WHAT YOU SHOULD DO
Below are some records. Say how many of their lines contain the string "code", and give nothing but the number.

AVAILABLE RECORDS
★ ★ ★ ★

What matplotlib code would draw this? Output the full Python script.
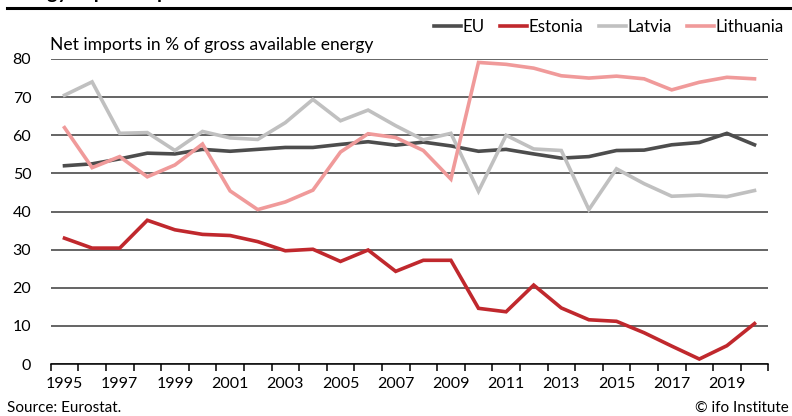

★ ★ ★ ★

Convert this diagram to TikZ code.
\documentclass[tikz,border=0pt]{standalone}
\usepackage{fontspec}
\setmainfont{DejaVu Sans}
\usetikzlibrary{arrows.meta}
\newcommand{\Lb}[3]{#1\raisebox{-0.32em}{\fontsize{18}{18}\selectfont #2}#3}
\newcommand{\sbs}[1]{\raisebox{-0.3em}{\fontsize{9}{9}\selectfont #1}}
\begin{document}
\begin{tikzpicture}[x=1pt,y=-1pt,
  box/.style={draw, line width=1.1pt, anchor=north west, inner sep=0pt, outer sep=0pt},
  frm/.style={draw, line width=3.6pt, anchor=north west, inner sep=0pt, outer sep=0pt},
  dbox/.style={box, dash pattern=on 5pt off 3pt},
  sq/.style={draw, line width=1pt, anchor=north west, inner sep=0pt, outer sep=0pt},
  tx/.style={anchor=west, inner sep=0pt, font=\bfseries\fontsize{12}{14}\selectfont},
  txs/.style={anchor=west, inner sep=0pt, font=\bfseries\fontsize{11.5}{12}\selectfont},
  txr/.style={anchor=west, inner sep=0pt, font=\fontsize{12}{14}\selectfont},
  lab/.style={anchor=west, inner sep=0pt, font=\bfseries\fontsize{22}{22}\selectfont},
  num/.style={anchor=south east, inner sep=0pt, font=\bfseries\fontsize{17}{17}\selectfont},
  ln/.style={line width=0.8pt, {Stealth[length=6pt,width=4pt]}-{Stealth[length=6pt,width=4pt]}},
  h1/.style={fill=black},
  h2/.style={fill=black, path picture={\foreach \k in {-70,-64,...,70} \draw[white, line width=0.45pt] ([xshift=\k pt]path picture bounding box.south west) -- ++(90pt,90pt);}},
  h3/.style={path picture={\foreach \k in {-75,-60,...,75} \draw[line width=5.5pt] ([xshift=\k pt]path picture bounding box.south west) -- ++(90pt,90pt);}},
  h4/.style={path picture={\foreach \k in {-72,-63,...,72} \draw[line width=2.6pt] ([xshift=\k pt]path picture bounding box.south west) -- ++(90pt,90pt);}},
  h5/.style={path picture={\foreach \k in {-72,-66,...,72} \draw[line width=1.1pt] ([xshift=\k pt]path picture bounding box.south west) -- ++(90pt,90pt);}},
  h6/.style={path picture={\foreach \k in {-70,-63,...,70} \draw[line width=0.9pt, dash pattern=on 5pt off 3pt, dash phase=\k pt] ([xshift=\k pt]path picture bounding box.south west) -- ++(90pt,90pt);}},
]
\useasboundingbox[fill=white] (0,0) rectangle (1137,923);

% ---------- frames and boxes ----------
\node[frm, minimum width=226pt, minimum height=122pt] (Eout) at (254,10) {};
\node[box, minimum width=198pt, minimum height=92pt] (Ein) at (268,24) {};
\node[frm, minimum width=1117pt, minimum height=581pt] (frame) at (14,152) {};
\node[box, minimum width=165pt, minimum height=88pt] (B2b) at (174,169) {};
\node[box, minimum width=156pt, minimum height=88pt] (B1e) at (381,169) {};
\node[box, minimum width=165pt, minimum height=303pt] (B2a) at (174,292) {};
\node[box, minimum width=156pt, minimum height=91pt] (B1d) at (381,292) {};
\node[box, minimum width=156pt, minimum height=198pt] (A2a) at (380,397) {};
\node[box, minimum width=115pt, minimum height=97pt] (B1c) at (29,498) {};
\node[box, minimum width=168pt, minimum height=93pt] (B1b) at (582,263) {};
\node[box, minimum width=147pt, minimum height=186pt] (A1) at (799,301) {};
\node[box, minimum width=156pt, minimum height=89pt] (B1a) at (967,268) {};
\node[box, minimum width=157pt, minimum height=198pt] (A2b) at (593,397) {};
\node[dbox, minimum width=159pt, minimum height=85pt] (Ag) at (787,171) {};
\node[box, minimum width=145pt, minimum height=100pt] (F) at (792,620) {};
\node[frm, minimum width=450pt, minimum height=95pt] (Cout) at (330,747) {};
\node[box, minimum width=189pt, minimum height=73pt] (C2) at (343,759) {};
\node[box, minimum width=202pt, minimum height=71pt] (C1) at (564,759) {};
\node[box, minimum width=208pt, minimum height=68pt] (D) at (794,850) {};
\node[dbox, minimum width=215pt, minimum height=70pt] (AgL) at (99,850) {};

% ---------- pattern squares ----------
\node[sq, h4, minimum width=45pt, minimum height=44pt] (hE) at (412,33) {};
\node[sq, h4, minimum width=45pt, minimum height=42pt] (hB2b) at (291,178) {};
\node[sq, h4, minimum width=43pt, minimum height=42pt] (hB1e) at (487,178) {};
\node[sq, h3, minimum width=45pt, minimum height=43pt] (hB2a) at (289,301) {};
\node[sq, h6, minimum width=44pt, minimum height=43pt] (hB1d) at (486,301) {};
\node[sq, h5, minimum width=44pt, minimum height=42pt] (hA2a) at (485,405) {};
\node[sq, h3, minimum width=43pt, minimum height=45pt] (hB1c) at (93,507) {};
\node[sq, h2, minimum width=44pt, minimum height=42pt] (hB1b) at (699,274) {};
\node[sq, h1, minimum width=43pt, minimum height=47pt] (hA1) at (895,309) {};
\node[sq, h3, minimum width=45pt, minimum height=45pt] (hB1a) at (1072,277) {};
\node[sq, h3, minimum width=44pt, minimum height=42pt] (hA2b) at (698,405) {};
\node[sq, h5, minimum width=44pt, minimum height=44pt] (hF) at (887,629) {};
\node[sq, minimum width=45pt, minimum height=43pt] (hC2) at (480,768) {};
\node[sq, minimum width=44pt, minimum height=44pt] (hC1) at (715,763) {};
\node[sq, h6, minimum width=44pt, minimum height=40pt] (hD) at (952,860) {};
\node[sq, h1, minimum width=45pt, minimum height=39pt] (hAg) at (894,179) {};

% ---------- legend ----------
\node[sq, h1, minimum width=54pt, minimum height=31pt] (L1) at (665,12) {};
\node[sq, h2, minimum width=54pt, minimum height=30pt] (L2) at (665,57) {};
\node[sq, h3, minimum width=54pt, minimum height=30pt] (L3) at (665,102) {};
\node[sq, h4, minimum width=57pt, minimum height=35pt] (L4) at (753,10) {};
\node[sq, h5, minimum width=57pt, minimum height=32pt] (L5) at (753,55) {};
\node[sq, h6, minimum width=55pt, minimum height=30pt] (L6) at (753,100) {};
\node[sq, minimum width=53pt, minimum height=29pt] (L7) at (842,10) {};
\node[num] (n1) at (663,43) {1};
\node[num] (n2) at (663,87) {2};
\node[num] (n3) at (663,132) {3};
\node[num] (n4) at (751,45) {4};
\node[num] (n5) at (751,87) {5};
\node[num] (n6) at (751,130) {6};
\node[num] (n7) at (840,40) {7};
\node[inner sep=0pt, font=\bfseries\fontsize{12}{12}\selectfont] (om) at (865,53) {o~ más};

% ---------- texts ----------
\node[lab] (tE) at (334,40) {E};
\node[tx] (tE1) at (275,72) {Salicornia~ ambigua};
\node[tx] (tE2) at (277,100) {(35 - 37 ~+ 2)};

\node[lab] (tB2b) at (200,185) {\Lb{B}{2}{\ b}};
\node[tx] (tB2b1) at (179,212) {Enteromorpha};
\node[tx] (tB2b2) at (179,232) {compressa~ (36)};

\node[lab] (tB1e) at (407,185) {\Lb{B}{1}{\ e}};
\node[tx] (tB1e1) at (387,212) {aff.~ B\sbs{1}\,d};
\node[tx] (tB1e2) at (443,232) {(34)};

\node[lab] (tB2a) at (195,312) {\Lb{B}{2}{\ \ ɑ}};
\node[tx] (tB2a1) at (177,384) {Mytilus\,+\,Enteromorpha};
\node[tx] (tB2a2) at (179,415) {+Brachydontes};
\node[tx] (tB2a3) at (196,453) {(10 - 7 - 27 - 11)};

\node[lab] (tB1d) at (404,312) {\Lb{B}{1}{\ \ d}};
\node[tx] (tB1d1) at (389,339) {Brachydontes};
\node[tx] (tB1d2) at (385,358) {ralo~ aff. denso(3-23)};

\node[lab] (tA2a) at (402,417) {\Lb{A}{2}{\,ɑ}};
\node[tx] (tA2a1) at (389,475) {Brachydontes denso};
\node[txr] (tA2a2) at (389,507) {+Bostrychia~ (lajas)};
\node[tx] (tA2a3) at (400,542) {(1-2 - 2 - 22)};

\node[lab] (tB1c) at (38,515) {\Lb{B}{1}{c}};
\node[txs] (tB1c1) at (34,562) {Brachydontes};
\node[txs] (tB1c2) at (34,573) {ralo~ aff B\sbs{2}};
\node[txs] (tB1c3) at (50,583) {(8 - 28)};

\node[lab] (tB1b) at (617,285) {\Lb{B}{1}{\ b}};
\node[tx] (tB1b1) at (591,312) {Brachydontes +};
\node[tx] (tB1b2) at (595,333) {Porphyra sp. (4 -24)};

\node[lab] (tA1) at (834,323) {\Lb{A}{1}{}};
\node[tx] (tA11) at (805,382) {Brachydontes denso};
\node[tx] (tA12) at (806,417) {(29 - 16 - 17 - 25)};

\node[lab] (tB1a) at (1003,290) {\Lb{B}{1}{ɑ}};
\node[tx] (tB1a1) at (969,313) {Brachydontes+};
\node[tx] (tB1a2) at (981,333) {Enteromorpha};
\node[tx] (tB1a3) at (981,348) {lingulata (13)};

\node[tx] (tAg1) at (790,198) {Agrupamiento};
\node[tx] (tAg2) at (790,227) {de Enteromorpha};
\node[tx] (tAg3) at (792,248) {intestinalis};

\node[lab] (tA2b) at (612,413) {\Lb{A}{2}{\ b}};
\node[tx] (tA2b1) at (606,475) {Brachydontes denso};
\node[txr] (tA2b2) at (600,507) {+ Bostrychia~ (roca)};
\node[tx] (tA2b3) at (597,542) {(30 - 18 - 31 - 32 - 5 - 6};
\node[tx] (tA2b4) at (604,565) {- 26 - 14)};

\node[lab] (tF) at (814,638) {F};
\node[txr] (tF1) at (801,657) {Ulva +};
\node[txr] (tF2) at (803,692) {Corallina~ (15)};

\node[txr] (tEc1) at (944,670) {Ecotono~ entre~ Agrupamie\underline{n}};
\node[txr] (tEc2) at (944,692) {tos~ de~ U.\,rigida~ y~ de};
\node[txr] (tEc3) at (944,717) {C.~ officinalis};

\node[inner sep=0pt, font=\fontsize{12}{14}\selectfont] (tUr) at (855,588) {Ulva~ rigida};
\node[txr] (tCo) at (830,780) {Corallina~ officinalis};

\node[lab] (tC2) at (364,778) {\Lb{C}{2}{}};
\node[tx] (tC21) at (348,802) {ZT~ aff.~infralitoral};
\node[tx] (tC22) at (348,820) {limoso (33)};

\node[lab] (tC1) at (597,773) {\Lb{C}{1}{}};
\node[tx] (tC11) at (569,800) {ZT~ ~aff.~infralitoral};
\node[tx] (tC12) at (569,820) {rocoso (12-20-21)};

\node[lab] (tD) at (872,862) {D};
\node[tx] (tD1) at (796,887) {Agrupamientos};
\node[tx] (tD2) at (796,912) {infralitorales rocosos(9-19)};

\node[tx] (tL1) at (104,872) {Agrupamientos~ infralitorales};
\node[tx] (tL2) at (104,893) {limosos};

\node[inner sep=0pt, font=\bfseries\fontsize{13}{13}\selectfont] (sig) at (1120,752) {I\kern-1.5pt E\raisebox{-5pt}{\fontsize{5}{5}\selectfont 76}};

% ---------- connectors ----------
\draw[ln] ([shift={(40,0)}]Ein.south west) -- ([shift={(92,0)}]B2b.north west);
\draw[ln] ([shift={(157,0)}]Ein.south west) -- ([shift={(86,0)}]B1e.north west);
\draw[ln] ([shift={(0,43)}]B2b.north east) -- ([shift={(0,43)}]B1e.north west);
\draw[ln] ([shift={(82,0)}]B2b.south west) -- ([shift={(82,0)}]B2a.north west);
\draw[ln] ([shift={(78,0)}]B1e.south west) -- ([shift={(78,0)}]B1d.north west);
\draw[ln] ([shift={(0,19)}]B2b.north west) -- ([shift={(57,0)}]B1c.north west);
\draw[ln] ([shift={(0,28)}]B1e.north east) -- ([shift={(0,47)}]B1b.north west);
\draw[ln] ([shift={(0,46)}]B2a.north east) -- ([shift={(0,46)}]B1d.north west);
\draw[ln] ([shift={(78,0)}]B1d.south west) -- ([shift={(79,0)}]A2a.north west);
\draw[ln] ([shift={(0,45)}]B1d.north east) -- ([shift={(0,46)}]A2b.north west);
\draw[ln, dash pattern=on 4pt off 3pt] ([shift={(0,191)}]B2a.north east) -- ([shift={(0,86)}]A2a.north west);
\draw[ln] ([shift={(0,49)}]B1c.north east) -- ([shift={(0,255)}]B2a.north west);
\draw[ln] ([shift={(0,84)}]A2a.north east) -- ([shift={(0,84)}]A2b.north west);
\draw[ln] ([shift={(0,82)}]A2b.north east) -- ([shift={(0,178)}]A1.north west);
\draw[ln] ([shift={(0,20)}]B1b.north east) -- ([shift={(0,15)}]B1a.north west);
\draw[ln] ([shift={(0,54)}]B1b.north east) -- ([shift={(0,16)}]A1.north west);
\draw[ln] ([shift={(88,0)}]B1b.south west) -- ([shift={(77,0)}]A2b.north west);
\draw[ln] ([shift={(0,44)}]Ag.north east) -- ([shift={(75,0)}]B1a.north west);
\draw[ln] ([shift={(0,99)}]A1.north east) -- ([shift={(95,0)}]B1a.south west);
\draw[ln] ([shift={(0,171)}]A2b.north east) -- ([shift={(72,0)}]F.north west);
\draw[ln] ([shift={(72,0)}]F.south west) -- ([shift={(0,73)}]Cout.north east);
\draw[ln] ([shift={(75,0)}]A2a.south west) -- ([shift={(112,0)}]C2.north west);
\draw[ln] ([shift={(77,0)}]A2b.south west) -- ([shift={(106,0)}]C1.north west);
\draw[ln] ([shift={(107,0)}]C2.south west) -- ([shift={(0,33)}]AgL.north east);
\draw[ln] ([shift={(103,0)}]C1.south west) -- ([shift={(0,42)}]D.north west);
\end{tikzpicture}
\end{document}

★ ★ ★ ★

RESPONSE
2